Freight interests have long complained about not having a "seat at the table" when the federal government doles out money for infrastructure projects. But if the latest round of infrastructure disbursements is any indication, there may be a chair waiting for freight after all.
The Department of Transportation (DOT) announced Feb. 17 that it disbursed $1.5 billion in funds through the Transportation Investment Generating Economic Recovery Program, known as TIGER. Of the 51 applications that were approved out of 1,400 submitted, 22 contained what the Coalition for America's Gateways and Trade Corridors (CAGTC), a group pushing for more infrastructure funds for freight projects, called a "strong freight component." The 22 projects, which collectively received more than $730 million, were awarded 49 percent of the available funds, according to CAGTC.The awards included $105 million for Norfolk Southern Corp.'s $2.5 billion, 2,500-mile "Crescent Corridor" intermodal route stretching from New Jersey to Louisiana; $98 million for CSX Corp.'s "National Gateway" intermodal project linking the mid-Atlantic and the Midwest, and $20 million for rail-related improvements at Mississippi's Port of Gulfport, which state officials say will help the port better compete for Panama Canal traffic when a dramatically expanded canal becomes operational in 2014.

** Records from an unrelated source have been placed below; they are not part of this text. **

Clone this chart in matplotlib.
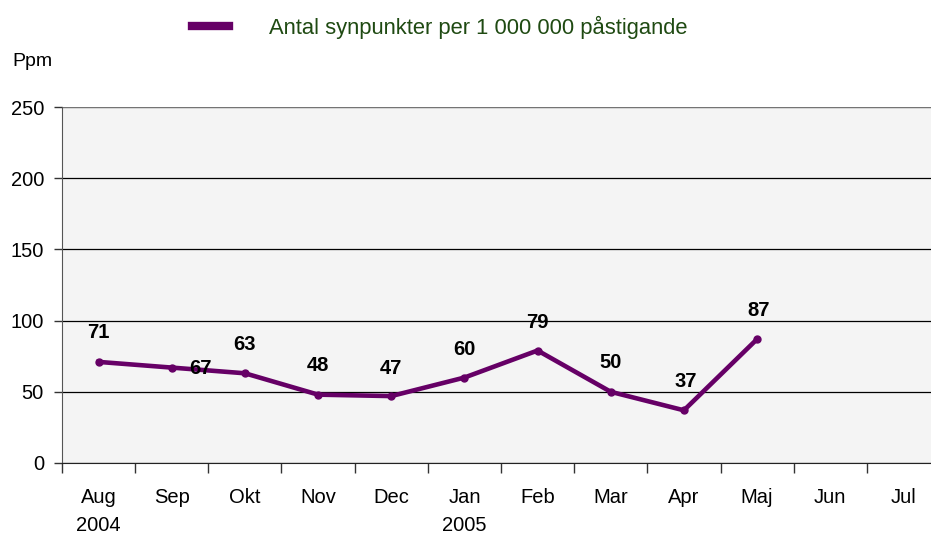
import numpy as np
import matplotlib.pyplot as plt
from matplotlib.ticker import FixedLocator, NullFormatter

months = ['Aug\n2004', 'Sep', 'Okt', 'Nov', 'Dec', 'Jan\n2005', 'Feb', 'Mar', 'Apr', 'Maj', 'Jun', 'Jul']
values = [71, 67, 63, 48, 47, 60, 79, 50, 37, 87]
# label offsets in pixels (dx, dy) relative to each point
label_offsets = [(0, 29), (29, -1), (0, 29), (0, 29), (0, 28), (0, 28), (0, 28), (0, 29), (2, 29), (2, 29)]

plt.rcParams['font.family'] = ['Liberation Sans', 'DejaVu Sans']

fig = plt.figure(figsize=(9.31, 5.37), dpi=100)
ax = fig.add_axes([62 / 931, 74 / 537, 878 / 931, 356 / 537])
ax.set_facecolor('#F4F4F4')

x = np.arange(len(values))
line_color = '#660066'
line, = ax.plot(x, values, color=line_color, lw=3.3, marker='o', ms=5, zorder=3,
                label='Antal synpunkter per 1 000 000 påstigande')

for xi, v, (dx, dy) in zip(x, values, label_offsets):
    ax.annotate(str(v), (xi, v), xytext=(dx, dy), textcoords='offset pixels',
                ha='center', va='center', fontsize=14.5, fontweight='bold', zorder=4)

ax.set_xlim(-0.5, len(months) - 0.5)
ax.set_ylim(0, 250)
ax.set_yticks([0, 50, 100, 150, 200, 250])
ax.yaxis.grid(True, color='black', lw=0.9)
ax.set_axisbelow(True)
ax.axhline(250, color='#8C8C8C', lw=1.2, zorder=2)

ax.set_xticks(np.arange(len(months)))
ax.set_xticklabels(months, fontsize=14.5, linespacing=1.58, va='top')
ax.tick_params(axis='x', which='major', length=0, pad=18)
ax.xaxis.set_minor_locator(FixedLocator(np.arange(-0.5, len(months), 1.0)))
ax.xaxis.set_minor_formatter(NullFormatter())
ax.tick_params(axis='x', which='minor', length=7, width=1, color='#333333')
ax.tick_params(axis='y', length=6, width=1, labelsize=14.5, pad=7, color='#333333')

for s in ['top', 'right']:
    ax.spines[s].set_visible(False)
ax.spines['left'].set_color('#555555')
ax.spines['bottom'].set_color('#222222')

fig.text(12 / 931, 1 - 61 / 537, 'Ppm', fontsize=14, va='center', ha='left')

leg = fig.legend(handles=[line], loc='center left', bbox_to_anchor=(172 / 931, 1 - 27 / 537),
                 frameon=False, fontsize=15.8, handlelength=1.7, handletextpad=1.8)
for t in leg.get_texts():
    t.set_color('#1F4A12')
for h in leg.legend_handles:
    h.set_marker('')
    h.set_linewidth(6)

fig.savefig('out.png', dpi=100, facecolor='white')
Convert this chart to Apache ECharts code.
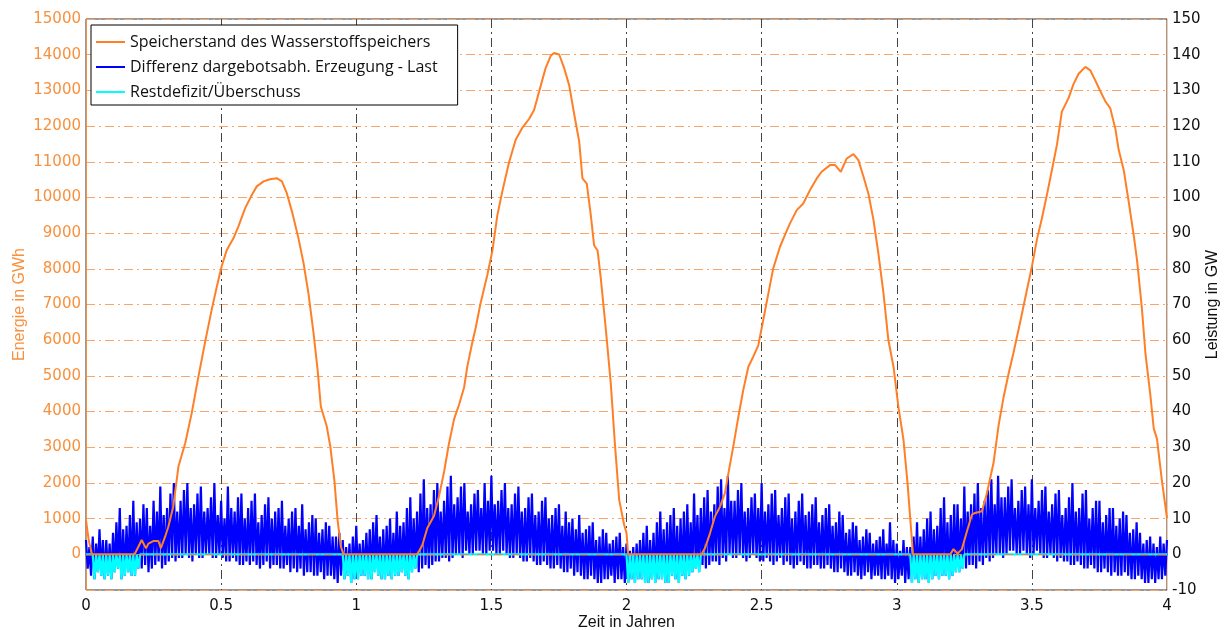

The TIGER program is part of the $787 billion stimulus plan that recently marked its first anniversary. Of the total amount, $27.5 billion was earmarked for highway and bridge construction projects, a figure many considered woefully low given the antiquated state of the U.S. infrastructure and the job-creation potential offered by highway projects.
The DOT "announcement reaffirms that the most effective way to invest in the nation's multimodal infrastructure is through objective, merit-based criteria," said Mortimer Downey, CAGTC chairman, in a statement. "These commerce-moving projects create jobs and economic benefit up and down the supply chain, in addition to the immediate job-generating construction."
CAGTC said it has asked Congress and the administration to appropriate an additional $5 billion to the TIGER program as an "immediate opportunity for fast, effective, and meaningful infrastructure investment." According to DOT, the government received applications for $60 billion in projects, 40 times the amount available through the program. As a result, many worthy projects did not receive funding, CAGTC said.
According to published reports, the Obama administration has proposed $4 billion in funding in its fiscal year 2011 budget for a new program called the National Infrastructure Innovation and Finance Fund.